C’est un mythe connu, les enfants réussissent toujours à s’inventer un ami imaginaire, passage obligé vers la construction d’un soi social et viable pour notre société. Que ce soit au travers d’une peluche, d’une poupée, voire même par pure projection de l’esprit, cette béquille de l’esprit intervient à un moment charnière dans la construction de notre identité. Pour Estère, jeune artiste originaire de Nouvelle-Zélande, cet ami c’est Lola. Un MPC avec lequel elle a fait les 400 coups et poursuit son chemin vers un âge adulte flottant entre maturité, romantisme et rêverie.

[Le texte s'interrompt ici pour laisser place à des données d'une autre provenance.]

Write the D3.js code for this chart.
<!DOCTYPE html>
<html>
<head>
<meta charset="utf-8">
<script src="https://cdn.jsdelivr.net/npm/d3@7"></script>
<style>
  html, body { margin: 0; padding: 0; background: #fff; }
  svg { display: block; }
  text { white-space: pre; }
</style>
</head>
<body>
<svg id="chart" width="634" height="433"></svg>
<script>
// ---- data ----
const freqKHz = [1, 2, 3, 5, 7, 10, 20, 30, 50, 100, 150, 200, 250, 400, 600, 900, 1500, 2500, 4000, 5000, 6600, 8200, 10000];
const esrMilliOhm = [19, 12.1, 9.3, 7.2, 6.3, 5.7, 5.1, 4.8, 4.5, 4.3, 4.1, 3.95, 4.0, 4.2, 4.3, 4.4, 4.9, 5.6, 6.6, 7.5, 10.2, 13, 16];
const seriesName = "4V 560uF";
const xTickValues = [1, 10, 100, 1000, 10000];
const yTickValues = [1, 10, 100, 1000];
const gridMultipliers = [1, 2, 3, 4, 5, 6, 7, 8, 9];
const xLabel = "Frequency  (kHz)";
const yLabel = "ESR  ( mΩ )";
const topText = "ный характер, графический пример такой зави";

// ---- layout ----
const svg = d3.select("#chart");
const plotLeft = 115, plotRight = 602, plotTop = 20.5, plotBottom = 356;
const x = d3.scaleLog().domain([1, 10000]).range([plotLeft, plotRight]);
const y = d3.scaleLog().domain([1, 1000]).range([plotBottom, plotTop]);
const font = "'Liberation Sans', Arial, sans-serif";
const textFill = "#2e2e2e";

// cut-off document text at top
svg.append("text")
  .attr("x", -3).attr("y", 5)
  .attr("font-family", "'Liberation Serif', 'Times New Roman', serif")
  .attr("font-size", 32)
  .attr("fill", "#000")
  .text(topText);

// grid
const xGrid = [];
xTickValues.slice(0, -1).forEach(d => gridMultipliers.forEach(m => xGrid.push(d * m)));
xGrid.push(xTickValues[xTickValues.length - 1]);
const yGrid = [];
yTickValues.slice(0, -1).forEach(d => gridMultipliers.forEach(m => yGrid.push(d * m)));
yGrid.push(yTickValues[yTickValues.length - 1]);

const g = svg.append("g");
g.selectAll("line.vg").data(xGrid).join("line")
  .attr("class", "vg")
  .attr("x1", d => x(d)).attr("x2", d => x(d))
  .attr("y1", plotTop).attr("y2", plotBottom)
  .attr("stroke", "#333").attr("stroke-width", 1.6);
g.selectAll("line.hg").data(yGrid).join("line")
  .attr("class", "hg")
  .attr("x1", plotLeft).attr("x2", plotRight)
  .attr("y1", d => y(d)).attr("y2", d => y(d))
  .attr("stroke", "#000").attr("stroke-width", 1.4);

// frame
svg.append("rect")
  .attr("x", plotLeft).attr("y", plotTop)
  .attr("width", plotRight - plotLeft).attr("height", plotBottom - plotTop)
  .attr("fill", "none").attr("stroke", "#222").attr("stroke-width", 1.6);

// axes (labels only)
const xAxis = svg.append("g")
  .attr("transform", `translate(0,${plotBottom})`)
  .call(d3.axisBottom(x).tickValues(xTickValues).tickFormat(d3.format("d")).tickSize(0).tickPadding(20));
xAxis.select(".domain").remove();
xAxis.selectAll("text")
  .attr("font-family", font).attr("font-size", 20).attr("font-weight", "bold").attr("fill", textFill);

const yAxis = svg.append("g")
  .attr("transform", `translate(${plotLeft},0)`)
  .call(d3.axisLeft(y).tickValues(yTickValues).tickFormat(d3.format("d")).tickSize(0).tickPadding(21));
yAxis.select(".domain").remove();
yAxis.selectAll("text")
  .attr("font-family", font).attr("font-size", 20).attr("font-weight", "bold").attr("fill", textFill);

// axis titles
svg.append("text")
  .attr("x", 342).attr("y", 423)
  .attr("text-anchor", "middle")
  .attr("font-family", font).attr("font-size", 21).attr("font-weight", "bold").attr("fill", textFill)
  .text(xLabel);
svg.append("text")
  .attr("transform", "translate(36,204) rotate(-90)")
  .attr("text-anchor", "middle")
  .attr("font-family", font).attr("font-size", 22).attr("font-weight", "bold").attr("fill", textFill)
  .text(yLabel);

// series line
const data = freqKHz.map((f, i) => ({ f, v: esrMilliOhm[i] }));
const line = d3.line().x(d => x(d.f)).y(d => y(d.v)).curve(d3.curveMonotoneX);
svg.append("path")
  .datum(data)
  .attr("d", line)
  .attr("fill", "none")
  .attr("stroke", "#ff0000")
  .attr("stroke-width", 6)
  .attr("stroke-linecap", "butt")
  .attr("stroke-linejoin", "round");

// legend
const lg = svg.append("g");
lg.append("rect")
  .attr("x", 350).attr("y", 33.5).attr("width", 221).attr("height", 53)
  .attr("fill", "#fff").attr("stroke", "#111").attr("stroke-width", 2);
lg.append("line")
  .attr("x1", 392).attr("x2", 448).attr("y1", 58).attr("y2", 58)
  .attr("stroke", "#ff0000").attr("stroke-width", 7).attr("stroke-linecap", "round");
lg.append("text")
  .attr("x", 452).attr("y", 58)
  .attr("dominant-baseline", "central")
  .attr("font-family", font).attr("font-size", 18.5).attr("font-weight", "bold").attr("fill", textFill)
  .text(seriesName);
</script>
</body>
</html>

Découverte avec le titre "Cruel Charlie", Estère avait capté les oreilles avec ses sonorités sensuelles. Avec Lola, elles ont mis en place des rythmes sucrés, urbains et enjoués. Un équilibre qui ne s’appuie pas tant sur les notes tapotées sur le corps du MPC, que sur la voix modulée de la chanteuse.
Empruntant les étroites ruelles sinuant entre le R’n’B et la Soul made in USA, la chanteuse s’applique à dépoussiérer un genre qui a vieilli trop vite en le rehaussant avec une sérieuse dose de synthétiseur. Comme souvent, l’utilisation de ce genre de clavier offre un aspect intemporel aux productions, les laissant libre d’explorer les genres et les époques sans trop se formaliser des limites qui furent celles des artistes jadis.

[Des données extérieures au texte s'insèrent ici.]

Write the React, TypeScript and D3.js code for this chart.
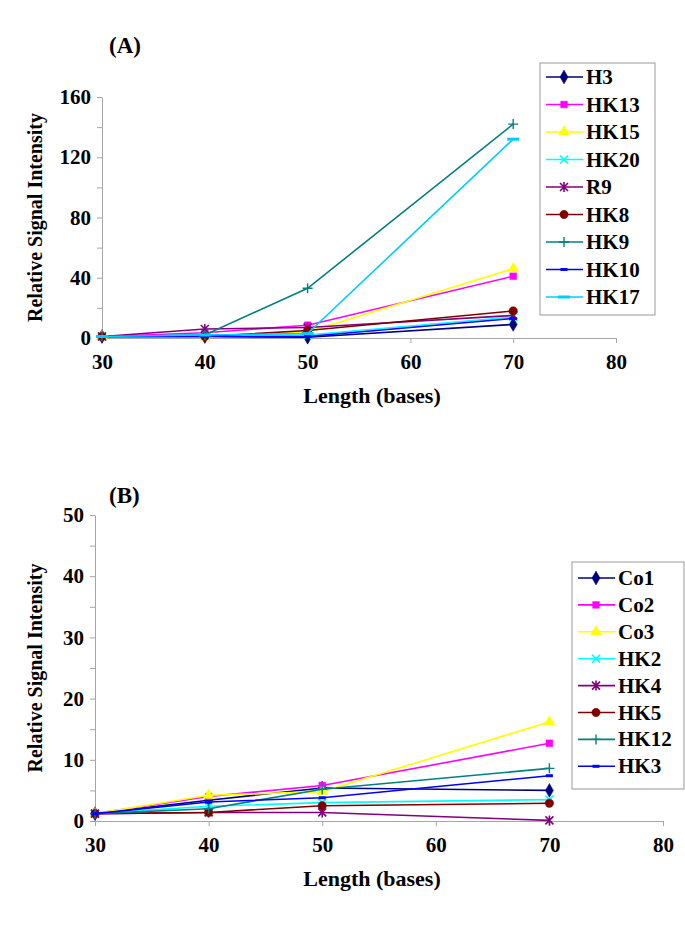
import React, { useEffect, useRef } from 'react';
import * as d3 from 'd3';

// x positions (bases)
const lengths = [30, 40, 50, 70];

// panel A
const seriesA = ['H3', 'HK13', 'HK15', 'HK20', 'R9', 'HK8', 'HK9', 'HK10', 'HK17'];
const valuesA = [
  [1, 1, 0.5, 9],
  [1, 3.5, 8.5, 41],
  [1, 0.5, 4, 46],
  [1, 2, 2, 14],
  [1, 6, 7, 15],
  [1, 1, 5, 18],
  [1, 2, 33, 142],
  [1, 1, 1, 13],
  [1, 2, 3, 132],
];
const yTicksA = [0, 40, 80, 120, 160];

// panel B
const seriesB = ['Co1', 'Co2', 'Co3', 'HK2', 'HK4', 'HK5', 'HK12', 'HK3'];
const valuesB = [
  [1.2, 3.4, 5.4, 5.0],
  [1.2, 4.0, 5.8, 12.7],
  [1.2, 4.2, 4.8, 16.2],
  [1.2, 2.4, 3.0, 3.5],
  [1.2, 1.4, 1.4, 0.1],
  [1.2, 1.4, 2.5, 2.9],
  [1.2, 2.0, 5.2, 8.6],
  [1.2, 3.1, 3.8, 7.4],
];
const yTicksB = [0, 10, 20, 30, 40, 50];

const xTicks = [30, 40, 50, 60, 70, 80];

// excel 2003 default line colours / markers
const colorsA = ['#000080', '#FF00FF', '#FFFF00', '#00FFFF', '#800080', '#800000', '#008080', '#0000FF', '#00CCFF'];
const markersA = ['diamond', 'square', 'triangle', 'x', 'star', 'circle', 'plus', 'dash', 'longdash'];
const colorsB = ['#000080', '#FF00FF', '#FFFF00', '#00FFFF', '#800080', '#800000', '#008080', '#0000FF'];
const markersB = ['diamond', 'square', 'triangle', 'x', 'star', 'circle', 'plus', 'dash'];

const FONT = 'Liberation Serif';
const AXIS = '#a6a6a6';

const Marker: React.FC<{ type: string; color: string; x: number; y: number }> = ({ type, color, x, y }) => {
  const t = `translate(${x},${y})`;
  const sym = (s: d3.SymbolType, size: number) => (
    <path transform={t} d={d3.symbol(s, size)() || ''} fill={color} stroke={color} strokeWidth={0.5} />
  );
  switch (type) {
    case 'diamond': return sym(d3.symbolDiamond, 55);
    case 'square': return sym(d3.symbolSquare, 45);
    case 'triangle': return sym(d3.symbolTriangle, 50);
    case 'circle': return sym(d3.symbolCircle, 55);
    case 'x':
      return <path transform={t} d="M-4,-4L4,4M-4,4L4,-4" stroke={color} strokeWidth={1.6} fill="none" />;
    case 'star':
      return <path transform={t} d="M-4,-4L4,4M-4,4L4,-4M0,-5L0,5" stroke={color} strokeWidth={1.6} fill="none" />;
    case 'plus':
      return <path transform={t} d="M-5,0L5,0M0,-5L0,5" stroke={color} strokeWidth={1.4} fill="none" />;
    case 'dash':
      return <rect x={x - 3.5} y={y - 1.5} width={7} height={3} fill={color} />;
    case 'longdash':
      return <rect x={x - 6} y={y - 1.5} width={12} height={3} fill={color} />;
    default:
      return null;
  }
};

interface PanelProps {
  label: string;
  labelY: number;
  series: string[];
  values: number[][];
  colors: string[];
  markers: string[];
  yMax: number;
  yTicks: number[];
  yMinor: number;
  left: number;
  right: number;
  top: number;
  bottom: number;
  legend: { x: number; y: number; w: number; h: number; firstY: number; step: number };
}

const Panel: React.FC<PanelProps> = ({
  label, labelY, series, values, colors, markers, yMax, yTicks, yMinor,
  left, right, top, bottom, legend
}) => {
  const xAxisRef = useRef<SVGGElement>(null);
  const yAxisRef = useRef<SVGGElement>(null);

  const x = d3.scaleLinear().domain([30, 80]).range([left, right]);
  const y = d3.scaleLinear().domain([0, yMax]).range([bottom, top]);

  useEffect(() => {
    if (!xAxisRef.current || !yAxisRef.current) return;
    const gx = d3.select(xAxisRef.current);
    gx.selectAll('*').remove();
    gx.call(d3.axisBottom(x).tickValues(xTicks).tickSize(5).tickSizeOuter(0).tickPadding(11));
    gx.attr('font-family', null).attr('font-size', null);
    gx.selectAll('path,line').attr('stroke', AXIS);
    gx.selectAll('text')
      .attr('fill', '#000').attr('font-family', FONT).attr('font-size', 21).attr('font-weight', 'bold');

    const gy = d3.select(yAxisRef.current);
    gy.selectAll('*').remove();
    const minor = d3.range(0, yMax + 0.001, yMinor);
    gy.call(d3.axisLeft(y).tickValues(minor).tickSize(5).tickSizeOuter(0).tickPadding(6)
      .tickFormat(d => (yTicks.includes(+d) ? String(d) : '')));
    gy.attr('font-family', null).attr('font-size', null);
    gy.selectAll('path,line').attr('stroke', AXIS);
    gy.selectAll('text')
      .attr('fill', '#000').attr('font-family', FONT).attr('font-size', 21).attr('font-weight', 'bold');
  }, [left, right, top, bottom, yMax]);

  const line = d3.line<number>()
    .x((_, i) => x(lengths[i]))
    .y(d => y(d));

  return (
    <g fontFamily={FONT} fontWeight="bold">
      <text x={109} y={labelY} fontSize={23}>{label}</text>
      <g ref={xAxisRef} transform={`translate(0,${bottom})`} />
      <g ref={yAxisRef} transform={`translate(${left},0)`} />
      {values.map((vals, si) => (
        <g key={series[si]}>
          <path d={line(vals) || ''} fill="none" stroke={colors[si]} strokeWidth={1.6} />
          {vals.map((v, i) => (
            <Marker key={i} type={markers[si]} color={colors[si]} x={x(lengths[i])} y={y(v)} />
          ))}
        </g>
      ))}
      <text
        transform={`translate(42,${(top + bottom) / 2}) rotate(-90)`}
        textAnchor="middle" fontSize={20}
      >Relative Signal Intensity</text>
      <text x={372} y={bottom + 65} textAnchor="middle" fontSize={22}>Length (bases)</text>
      <rect x={legend.x} y={legend.y} width={legend.w} height={legend.h} fill="#fff" stroke="#999" strokeWidth={1} />
      {series.map((s, i) => {
        const ly = legend.firstY + i * legend.step;
        const lx = legend.x + 6;
        return (
          <g key={s}>
            <line x1={lx} x2={lx + 37} y1={ly} y2={ly} stroke={colors[i]} strokeWidth={1.6} />
            <Marker type={markers[i]} color={colors[i]} x={lx + 18} y={ly} />
            <text x={lx + 40} y={ly + 7} fontSize={21}>{s}</text>
          </g>
        );
      })}
    </g>
  );
};

export default function App() {
  return (
    <svg width={685} height={933} style={{ position: 'absolute', left: 0, top: 0, background: '#fff' }}>
      <Panel
        label="(A)" labelY={53}
        series={seriesA} values={valuesA} colors={colorsA} markers={markersA}
        yMax={160} yTicks={yTicksA} yMinor={20}
        left={102} right={616} top={97} bottom={338}
        legend={{ x: 540, y: 63, w: 115, h: 252, firstY: 77, step: 27.5 }}
      />
      <Panel
        label="(B)" labelY={503}
        series={seriesB} values={valuesB} colors={colorsB} markers={markersB}
        yMax={50} yTicks={yTicksB} yMinor={5}
        left={95} right={663} top={515} bottom={821}
        legend={{ x: 572, y: 562, w: 112, h: 227, firstY: 578, step: 26.9 }}
      />
    </svg>
  );
}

Long de 7 pistes, ce premier album autoproduit est une carte de visite extrêmement soignée et s’ouvrant sur une paire de chansons balayant l’étendue du talent de la jeune fille. Entre vocalisme sensuelle et motif sonique dynamique et entêtant, la voix de l’artiste marque les esprits facilement, alors que les rythmiques provoqueront indéniablement des hochements de têtes. "Reptilian Journey" et surtout "I Spy" s’évertuent à lancer un pont entre les époques d’Erykah Badu et celle de SZA. Une rencontre bienvenue, d’autant plus qu’Estère navigue entre les genres sans vouloir se fixer d’attache.

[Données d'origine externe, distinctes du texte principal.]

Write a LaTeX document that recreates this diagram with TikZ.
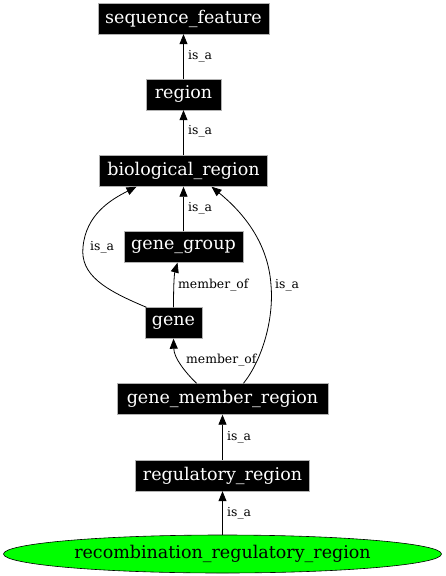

Slalomant entre des productions tout autant Blues que pop ("Thoughts" ; "Patchwork Soldier"), c’est avec sa voix sucrée qu’Estère convint le mieux. Car si chaque production déploie des trésors d’ingéniosité dans lesquels se mêlent cuivres, claviers, hand claps et autres digressions sonores, c’est bien avec son organe vocal que le charme opère.